La France a décidé de suspendre l’exemption du passeport diplomatique algérien, rompant avec un accord signé en 2013, dans un contexte de tensions croissantes entre Paris et Alger sur les questions migratoires, consulaires et diplomatiques.
Depuis plusieurs mois, les signaux de crispation entre la France et l’Algérie s’accumulent. La décision française de mettre fin à l’application de l’accord de 2013 sur l’exemption de visa pour les passeports diplomatiques s’inscrit dans une série de mesures plus fermes annoncées par Paris face à ce qu’elle considère comme un blocage de la coopération bilatérale.
Le président Emmanuel Macron a adressé une lettre à son Premier ministre, François Bayrou, dans laquelle il invoque le non-respect des obligations migratoires par Alger, la cessation de la coopération consulaire et le traitement réservé à deux ressortissants français détenus en Algérie. Cette décision marque un tournant diplomatique qui dépasse la seule question des visas.
Conséquences de la suspension du passeport diplomatique algérien par la France
L’accord signé en 2013 permettait aux titulaires de passeports diplomatiques et de service algériens d’entrer en France sans visa. Sa suspension par Paris s’accompagne d’un appel à activer le mécanisme « visa-réadmission » prévu par la loi immigration de 2024, qui autorise à restreindre l’octroi de visas de court et long séjour lorsque la coopération en matière de réadmission des ressortissants en situation irrégulière est jugée insuffisante.
Cette décision intervient après l’expulsion par Alger de fonctionnaires français et l’arrêt de la collaboration de ses 18 consulats en France avec les services de l’État. En mai dernier, le ministre des Affaires étrangères, Jean-Noël Barrot, avait déjà annoncé le renvoi en Algérie de détenteurs de passeports diplomatiques dépourvus de visa.

Riposte immédiate de l’Algérie et mesures de réciprocité
Dès le lendemain de l’annonce française, Alger a convoqué le chargé d’affaires français pour signifier la fin de l’accord de 2013, mais en allant plus loin : la mesure est définitive et concerne également les passeports diplomatiques et de service français. Les titulaires français devront désormais solliciter un visa pour entrer en Algérie.

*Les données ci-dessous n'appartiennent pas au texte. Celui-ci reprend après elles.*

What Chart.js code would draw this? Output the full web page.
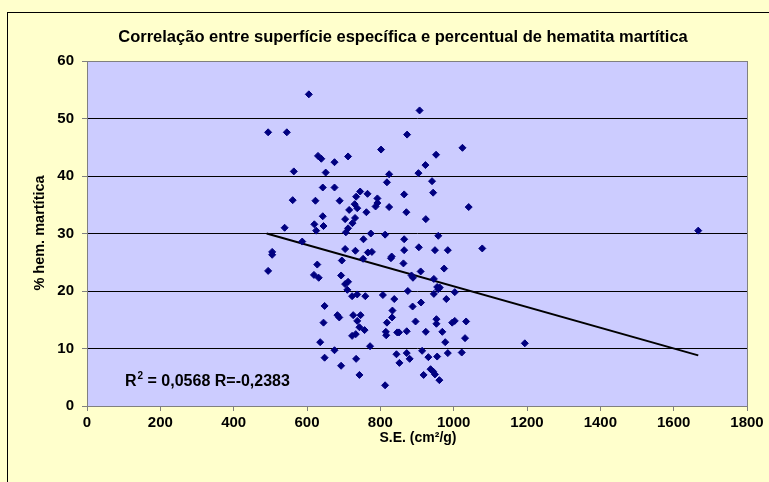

Parallèlement, Alger a décidé de mettre un terme à la gratuité ou aux tarifs préférentiels accordés à l’ambassade de France pour l’occupation de biens immobiliers, incluant des terrains et résidences, affirmant qu’aucun avantage similaire n’est consenti à sa propre représentation diplomatique à Paris.
Un différend nourri par d’autres dossiers sensibles
La crise actuelle est alimentée par plusieurs différends récents. L’Algérie reproche à la France d’avoir reconnu la marocanité du Sahara occidental, un dossier hautement sensible pour Alger qui soutient le Front Polisario. De son côté, Paris évoque la détention en Algérie de l’écrivain Boualem Sansal et du journaliste Christophe Gleizes, condamnés respectivement à cinq et sept ans de prison, comme un point majeur de discorde.
Les autorités françaises dénoncent aussi l’absence de réponse d’Alger à leurs propositions de dialogue, estimant ne plus avoir d’autre choix que de durcir leur position.
Un climat de fermeté affichée mais des relations à rétablir
Si Emmanuel Macron a demandé à son gouvernement d’agir « sans repos et sans répit » face aux problèmes migratoires et sécuritaires liés aux ressortissants algériens en situation irrégulière, le chef de l’État affirme toujours viser le rétablissement de relations « équilibrées et justes » avec Alger.
François Bayrou, tout en confirmant l’application des mesures, insiste sur le fait que Paris ne souhaite pas s’enfermer dans un affrontement durable, laissant ouverte la possibilité d’un apaisement si les conditions de coopération sont réunies.